Twenty years ago, at the age of thirty-four, I was at a crossroads in my life. I had been working as an executive for a high technology growth company in California. As I walked into my office one day and prepared to sit down at my desk, I experienced a deep void in my gut. I felt like vomiting and at that moment, I thought, “What am I doing here?” I slumped into my chair and realized that I was totally bored with the work I was doing. It had ceased to have any meaning or purpose for me.
That night, I dreamt I was walking in a desert, alone. Gradually I became aware of the increasing heat, and as I watched the fierce white sun rise in the desert sky, I felt more and more uncomfortable. And afraid. I had no idea where I was or where I was going. I now felt my legs tightening up, becoming leaden; it was increasingly difficult to continue walking. As it got hotter and hotter, I became more tired, hot and afraid. There were no roads and I began to wonder why I was walking. Was there an escape from this unrelenting sun? And why was I walking toward the sun, anyway? I became paralyzed as I realized there was no point in struggling further. There was no place to go, no escape from my reality. Trying to cool down, I took off my clothes. Confused, naked and on my knees, I suddenly burst into flames. I woke up.

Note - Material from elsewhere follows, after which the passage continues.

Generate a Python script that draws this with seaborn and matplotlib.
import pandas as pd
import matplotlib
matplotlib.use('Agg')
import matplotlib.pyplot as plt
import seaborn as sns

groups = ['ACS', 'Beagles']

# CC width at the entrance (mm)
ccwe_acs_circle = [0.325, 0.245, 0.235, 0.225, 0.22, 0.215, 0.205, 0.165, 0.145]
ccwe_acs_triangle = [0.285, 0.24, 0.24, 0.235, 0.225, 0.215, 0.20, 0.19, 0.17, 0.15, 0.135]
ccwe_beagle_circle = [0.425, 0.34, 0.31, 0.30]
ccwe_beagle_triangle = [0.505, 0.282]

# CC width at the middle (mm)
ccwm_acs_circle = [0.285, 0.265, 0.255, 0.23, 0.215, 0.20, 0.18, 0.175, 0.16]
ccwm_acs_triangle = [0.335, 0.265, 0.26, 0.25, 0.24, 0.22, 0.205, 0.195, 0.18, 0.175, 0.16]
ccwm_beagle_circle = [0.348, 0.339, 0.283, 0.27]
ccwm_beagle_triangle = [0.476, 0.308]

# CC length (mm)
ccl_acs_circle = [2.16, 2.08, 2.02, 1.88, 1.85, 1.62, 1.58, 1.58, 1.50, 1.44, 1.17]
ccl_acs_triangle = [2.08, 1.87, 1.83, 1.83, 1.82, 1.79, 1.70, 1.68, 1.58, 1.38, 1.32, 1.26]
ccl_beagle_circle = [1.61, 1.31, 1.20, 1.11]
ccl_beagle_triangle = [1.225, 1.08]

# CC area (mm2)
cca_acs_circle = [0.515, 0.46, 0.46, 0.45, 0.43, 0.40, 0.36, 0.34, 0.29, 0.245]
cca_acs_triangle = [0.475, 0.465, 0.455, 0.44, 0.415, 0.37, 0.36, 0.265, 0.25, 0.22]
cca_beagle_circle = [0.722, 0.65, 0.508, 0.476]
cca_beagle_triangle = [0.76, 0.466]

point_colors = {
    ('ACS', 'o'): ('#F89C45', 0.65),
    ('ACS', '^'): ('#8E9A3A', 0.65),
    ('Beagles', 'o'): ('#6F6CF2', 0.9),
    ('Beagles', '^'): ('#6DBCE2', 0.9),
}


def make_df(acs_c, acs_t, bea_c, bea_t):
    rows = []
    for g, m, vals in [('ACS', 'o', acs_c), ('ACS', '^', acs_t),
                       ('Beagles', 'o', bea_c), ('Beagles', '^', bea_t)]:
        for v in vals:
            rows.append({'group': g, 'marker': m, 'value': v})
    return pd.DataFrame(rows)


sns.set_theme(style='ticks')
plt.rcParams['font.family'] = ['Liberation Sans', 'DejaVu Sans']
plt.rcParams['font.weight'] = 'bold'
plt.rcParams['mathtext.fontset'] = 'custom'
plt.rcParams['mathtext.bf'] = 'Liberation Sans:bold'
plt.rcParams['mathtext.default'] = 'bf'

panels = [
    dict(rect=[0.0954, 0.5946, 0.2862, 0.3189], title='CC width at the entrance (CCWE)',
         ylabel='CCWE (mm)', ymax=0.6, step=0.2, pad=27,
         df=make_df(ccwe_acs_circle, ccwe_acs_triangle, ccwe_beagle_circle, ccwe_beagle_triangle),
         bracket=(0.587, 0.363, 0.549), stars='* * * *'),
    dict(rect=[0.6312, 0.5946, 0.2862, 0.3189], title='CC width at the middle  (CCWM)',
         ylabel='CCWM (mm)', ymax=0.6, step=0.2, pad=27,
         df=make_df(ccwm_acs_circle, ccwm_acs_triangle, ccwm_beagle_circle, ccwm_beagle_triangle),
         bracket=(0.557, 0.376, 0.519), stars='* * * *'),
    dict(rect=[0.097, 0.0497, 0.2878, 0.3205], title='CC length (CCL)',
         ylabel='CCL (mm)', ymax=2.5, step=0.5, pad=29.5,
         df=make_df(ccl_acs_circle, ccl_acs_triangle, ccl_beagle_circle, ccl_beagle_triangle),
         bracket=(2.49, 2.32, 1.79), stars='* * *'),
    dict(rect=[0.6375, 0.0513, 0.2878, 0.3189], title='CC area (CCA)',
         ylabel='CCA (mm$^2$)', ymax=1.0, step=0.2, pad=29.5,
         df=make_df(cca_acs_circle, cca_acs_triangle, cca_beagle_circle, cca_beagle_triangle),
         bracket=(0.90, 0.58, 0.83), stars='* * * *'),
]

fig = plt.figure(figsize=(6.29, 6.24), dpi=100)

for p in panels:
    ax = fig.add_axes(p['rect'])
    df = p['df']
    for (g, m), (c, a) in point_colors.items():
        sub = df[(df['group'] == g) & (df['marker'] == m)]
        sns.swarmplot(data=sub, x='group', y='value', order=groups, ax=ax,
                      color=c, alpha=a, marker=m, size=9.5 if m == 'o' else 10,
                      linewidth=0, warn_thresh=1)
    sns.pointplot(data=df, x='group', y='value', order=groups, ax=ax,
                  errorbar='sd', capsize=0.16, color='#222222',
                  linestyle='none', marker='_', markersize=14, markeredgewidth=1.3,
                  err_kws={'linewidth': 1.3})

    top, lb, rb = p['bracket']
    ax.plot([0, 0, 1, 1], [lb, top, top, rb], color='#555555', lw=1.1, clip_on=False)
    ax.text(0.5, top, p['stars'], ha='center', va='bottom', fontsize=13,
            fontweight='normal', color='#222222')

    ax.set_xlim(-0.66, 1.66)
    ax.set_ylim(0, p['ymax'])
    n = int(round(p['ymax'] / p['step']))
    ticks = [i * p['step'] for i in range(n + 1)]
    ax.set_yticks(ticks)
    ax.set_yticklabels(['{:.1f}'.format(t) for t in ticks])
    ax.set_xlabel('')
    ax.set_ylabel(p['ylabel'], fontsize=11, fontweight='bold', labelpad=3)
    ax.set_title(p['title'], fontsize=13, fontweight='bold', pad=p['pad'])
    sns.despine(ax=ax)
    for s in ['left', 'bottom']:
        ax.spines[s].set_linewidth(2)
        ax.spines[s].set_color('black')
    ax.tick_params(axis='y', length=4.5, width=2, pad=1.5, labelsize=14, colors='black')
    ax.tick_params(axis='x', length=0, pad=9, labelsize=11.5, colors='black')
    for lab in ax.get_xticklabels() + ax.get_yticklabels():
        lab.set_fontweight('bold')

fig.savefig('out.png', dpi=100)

Reflecting on the dream, I thought of a photograph that had appeared in the New York Times during the Vietnam war of a Buddhist monk who had doused himself with gasoline and set himself on fire to protest the war. Although engulfed with flames, he appeared perfectly calm and at peace within himself. His body was in a lotus position, and his eyes were wide open, looking at the photographer.
The first time I had the dream, I did not consciously understand all that was happening. A few weeks later, I had the same dream again. And I began to see the connection between my dream and my external life situation.

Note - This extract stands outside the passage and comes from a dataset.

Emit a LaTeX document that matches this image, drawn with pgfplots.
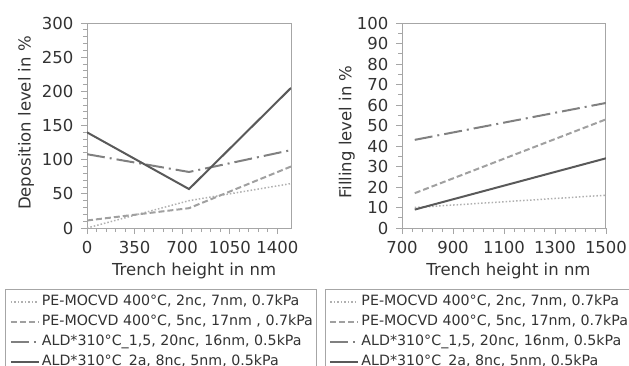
\documentclass[border=0pt]{standalone}
\usepackage{fontspec}
\setmainfont{DejaVu Sans}
\usepackage{pgfplots}
\pgfplotsset{compat=1.18}
\definecolor{axgray}{HTML}{A6A6A6}
\definecolor{txt}{HTML}{333333}
\definecolor{cSolid}{HTML}{595959}
\definecolor{cDashDot}{HTML}{808080}
\definecolor{cDash}{HTML}{A0A0A0}
\definecolor{cDot}{HTML}{B0B0B0}
\pgfplotsset{
 mystyle/.style={
  scale only axis, width=204pt, height=205pt,
  axis line style={axgray, line width=1pt},
  tick style={axgray, line width=0.8pt},
  tick align=outside, xtick pos=bottom, ytick pos=left,
  major tick length=6pt, minor tick length=4pt,
  ticklabel style={font=\fontsize{16.5}{18}\selectfont, text=txt},
  xticklabel style={yshift=-4pt},
  yticklabel style={xshift=-4pt},
  label style={font=\fontsize{16.5}{18}\selectfont, text=txt},
  /pgf/number format/assume math mode=true,
  /pgf/number format/1000 sep={},
  legend cell align=left,
  legend image code/.code={\draw[##1] (0pt,0pt) -- (28pt,0pt);},
  legend style={draw=axgray, line width=1pt, font=\fontsize{14.2}{17}\selectfont, text=txt,
    anchor=north west, inner xsep=4pt, inner ysep=6pt, row sep=7pt,
    nodes={inner sep=0pt, text height=10pt, text depth=3pt},
    /tikz/every odd column/.append style={column sep=2pt}},
 },
 dotS/.style={cDot, line width=1.5pt, dash pattern=on 1.5pt off 2pt},
 dashS/.style={cDash, line width=2pt, dash pattern=on 6pt off 3pt},
 ddS/.style={cDashDot, line width=2pt, dash pattern=on 18pt off 5pt on 2pt off 5pt},
 solS/.style={cSolid, line width=2pt},
}
\begin{document}
\begin{tikzpicture}
\path[use as bounding box, clip] (0,0) rectangle (629pt,365pt);
\begin{axis}[mystyle, at={(87pt,137pt)}, anchor=south west,
  xmin=0, xmax=1500, ymin=0, ymax=300,
  xtick={0,350,...,1400}, ytick={0,50,...,300},
  minor x tick num=4, minor y tick num=4,
  xlabel={Trench height in nm}, ylabel={Deposition level in \%},
  xlabel style={at={(axis description cs:0.525,-0.21)}, anchor=center},
  ylabel style={at={(axis description cs:-0.299,0.512)}, anchor=center, rotate=0},
  legend style={at={(-0.4,-0.2976)}},
]
\addplot[dotS] coordinates {(0,0) (750,40) (1500,65)};
\addlegendentry{PE-MOCVD 400°C, 2nc, 7nm, 0.7kPa}
\addplot[dashS] coordinates {(0,11) (750,29) (1500,90)};
\addlegendentry{PE-MOCVD 400°C, 5nc, 17nm , 0.7kPa}
\addplot[ddS] coordinates {(0,108) (750,82) (1500,114)};
\addlegendentry{ALD*310°C\_1,5, 20nc, 16nm, 0.5kPa}
\addplot[solS] coordinates {(0,140) (750,57) (1500,205)};
\addlegendentry{ALD*310°C\_2a, 8nc, 5nm, 0.5kPa}
\end{axis}
\begin{axis}[mystyle, at={(402pt,137pt)}, anchor=south west,
  xmin=700, xmax=1500, ymin=0, ymax=100,
  xtick={700,900,...,1500}, ytick={0,10,...,100},
  minor x tick num=4, minor y tick num=1,
  xlabel={Trench height in nm}, ylabel={Filling level in \%},
  xlabel style={at={(axis description cs:0.522,-0.21)}, anchor=center},
  ylabel style={at={(axis description cs:-0.27,0.468)}, anchor=center, rotate=0},
  legend style={at={(-0.3775,-0.2976)}},
]
\addplot[dotS] coordinates {(750,10) (1500,16)};
\addlegendentry{PE-MOCVD 400°C, 2nc, 7nm, 0.7kPa}
\addplot[dashS] coordinates {(750,17) (1500,53)};
\addlegendentry{PE-MOCVD 400°C, 5nc, 17nm, 0.7kPa}
\addplot[ddS] coordinates {(750,43) (1500,61)};
\addlegendentry{ALD*310°C\_1,5, 20nc, 16nm, 0.5kPa}
\addplot[solS] coordinates {(750,9) (1500,34)};
\addlegendentry{ALD*310°C\_2a, 8nc, 5nm, 0.5kPa}
\end{axis}
\end{tikzpicture}
\end{document}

A week later, I attended a workshop about guided daydreams or fantasies and the same dream came back to me again as a waking dream. This time, however, I felt the excruciating pain of burning alive. I cried as I never had before.
That night, I had another dream:
I was floating across a deep blue river. With no effort on my part, I came to rest under the shade of a huge towering oak tree on the bank of the river. A gentle wind was blowing and I felt utterly at peace, completely safe and secure. As I surveyed the rolling green hills of this new landscape in this new world, I felt reborn. I woke up.
I was awake at the age of thirty-four and newly born. All the anxiety, the pain and fear of living, was gone. I left my job. I had learned that any attempt to avoid pain just prolongs our death.